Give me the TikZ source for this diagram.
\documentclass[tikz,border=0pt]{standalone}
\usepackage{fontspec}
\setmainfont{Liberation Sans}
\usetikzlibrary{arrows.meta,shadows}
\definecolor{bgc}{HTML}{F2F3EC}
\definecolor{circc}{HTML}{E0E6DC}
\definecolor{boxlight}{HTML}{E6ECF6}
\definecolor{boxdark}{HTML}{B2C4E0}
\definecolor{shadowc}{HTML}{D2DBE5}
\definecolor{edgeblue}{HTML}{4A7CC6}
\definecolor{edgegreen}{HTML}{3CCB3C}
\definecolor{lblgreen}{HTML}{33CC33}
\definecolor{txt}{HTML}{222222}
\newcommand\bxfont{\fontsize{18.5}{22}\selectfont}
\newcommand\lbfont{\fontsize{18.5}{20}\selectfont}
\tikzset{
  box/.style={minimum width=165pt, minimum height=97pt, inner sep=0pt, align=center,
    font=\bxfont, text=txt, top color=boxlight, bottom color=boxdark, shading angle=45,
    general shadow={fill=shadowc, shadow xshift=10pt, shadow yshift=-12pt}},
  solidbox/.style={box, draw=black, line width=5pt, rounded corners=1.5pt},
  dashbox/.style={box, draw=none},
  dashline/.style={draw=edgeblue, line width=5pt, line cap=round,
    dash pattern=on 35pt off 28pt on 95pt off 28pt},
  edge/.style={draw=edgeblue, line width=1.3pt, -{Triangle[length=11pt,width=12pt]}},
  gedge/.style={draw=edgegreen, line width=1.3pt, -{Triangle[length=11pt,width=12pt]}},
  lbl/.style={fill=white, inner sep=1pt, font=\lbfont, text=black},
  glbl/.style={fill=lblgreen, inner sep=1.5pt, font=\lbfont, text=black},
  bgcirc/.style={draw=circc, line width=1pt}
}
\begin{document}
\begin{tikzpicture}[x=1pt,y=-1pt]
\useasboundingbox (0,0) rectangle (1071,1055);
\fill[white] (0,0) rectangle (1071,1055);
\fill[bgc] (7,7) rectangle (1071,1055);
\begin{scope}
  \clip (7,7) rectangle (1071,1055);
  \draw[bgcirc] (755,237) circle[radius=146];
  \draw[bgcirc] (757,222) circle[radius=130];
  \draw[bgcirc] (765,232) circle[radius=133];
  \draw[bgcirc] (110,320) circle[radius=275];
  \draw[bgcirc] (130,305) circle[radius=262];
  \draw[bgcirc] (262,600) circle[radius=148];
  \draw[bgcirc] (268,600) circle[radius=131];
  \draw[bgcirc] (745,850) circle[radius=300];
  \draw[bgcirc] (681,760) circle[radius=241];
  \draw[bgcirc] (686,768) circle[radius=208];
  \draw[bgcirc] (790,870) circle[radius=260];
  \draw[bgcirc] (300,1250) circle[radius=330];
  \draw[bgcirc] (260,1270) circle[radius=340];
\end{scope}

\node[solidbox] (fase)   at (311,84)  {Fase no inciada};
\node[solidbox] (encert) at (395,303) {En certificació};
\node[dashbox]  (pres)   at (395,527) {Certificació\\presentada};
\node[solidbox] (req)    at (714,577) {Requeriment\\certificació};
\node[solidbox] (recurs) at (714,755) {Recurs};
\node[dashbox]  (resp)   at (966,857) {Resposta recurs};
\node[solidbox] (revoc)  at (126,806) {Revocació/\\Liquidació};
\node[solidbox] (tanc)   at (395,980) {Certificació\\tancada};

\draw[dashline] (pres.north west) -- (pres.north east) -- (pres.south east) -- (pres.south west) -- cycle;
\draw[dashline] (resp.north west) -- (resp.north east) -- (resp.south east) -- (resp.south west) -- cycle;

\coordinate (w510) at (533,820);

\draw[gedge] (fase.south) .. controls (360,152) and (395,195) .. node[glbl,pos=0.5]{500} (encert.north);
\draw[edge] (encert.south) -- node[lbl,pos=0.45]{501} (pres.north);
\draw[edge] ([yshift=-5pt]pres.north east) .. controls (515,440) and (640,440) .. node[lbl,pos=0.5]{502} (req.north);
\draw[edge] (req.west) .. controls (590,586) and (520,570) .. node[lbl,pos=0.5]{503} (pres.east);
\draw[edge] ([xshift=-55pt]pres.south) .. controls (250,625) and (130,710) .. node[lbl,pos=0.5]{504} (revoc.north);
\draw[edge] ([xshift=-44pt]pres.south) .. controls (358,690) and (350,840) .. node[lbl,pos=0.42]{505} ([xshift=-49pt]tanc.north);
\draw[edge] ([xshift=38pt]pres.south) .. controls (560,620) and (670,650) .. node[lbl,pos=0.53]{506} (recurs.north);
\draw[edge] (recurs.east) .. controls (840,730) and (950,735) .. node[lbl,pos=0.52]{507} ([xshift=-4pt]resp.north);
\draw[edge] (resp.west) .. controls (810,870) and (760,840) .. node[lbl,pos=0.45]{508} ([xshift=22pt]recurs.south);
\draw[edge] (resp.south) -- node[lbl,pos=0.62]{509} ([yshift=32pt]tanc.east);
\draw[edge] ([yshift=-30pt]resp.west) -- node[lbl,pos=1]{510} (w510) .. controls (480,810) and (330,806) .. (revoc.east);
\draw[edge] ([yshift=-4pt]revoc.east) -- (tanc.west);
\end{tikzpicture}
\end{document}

= = = =

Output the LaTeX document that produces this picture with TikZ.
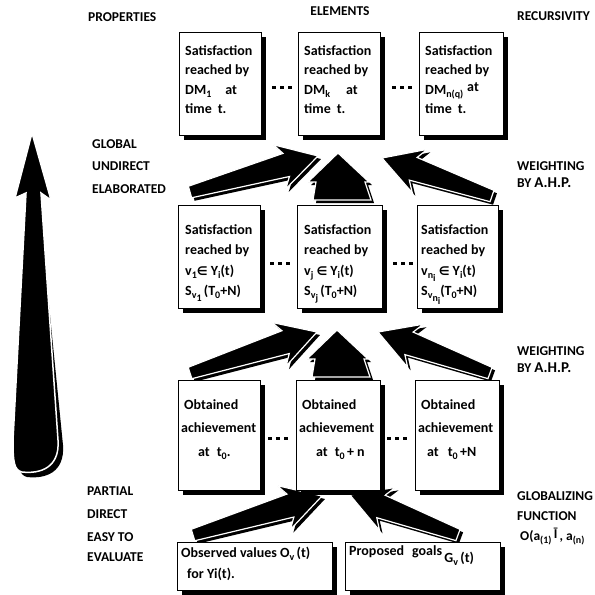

= = = =

In the records above, find each line that holds the word "this"; copy all such lines.

Give me the TikZ source for this diagram.
Output the LaTeX document that produces this picture with TikZ.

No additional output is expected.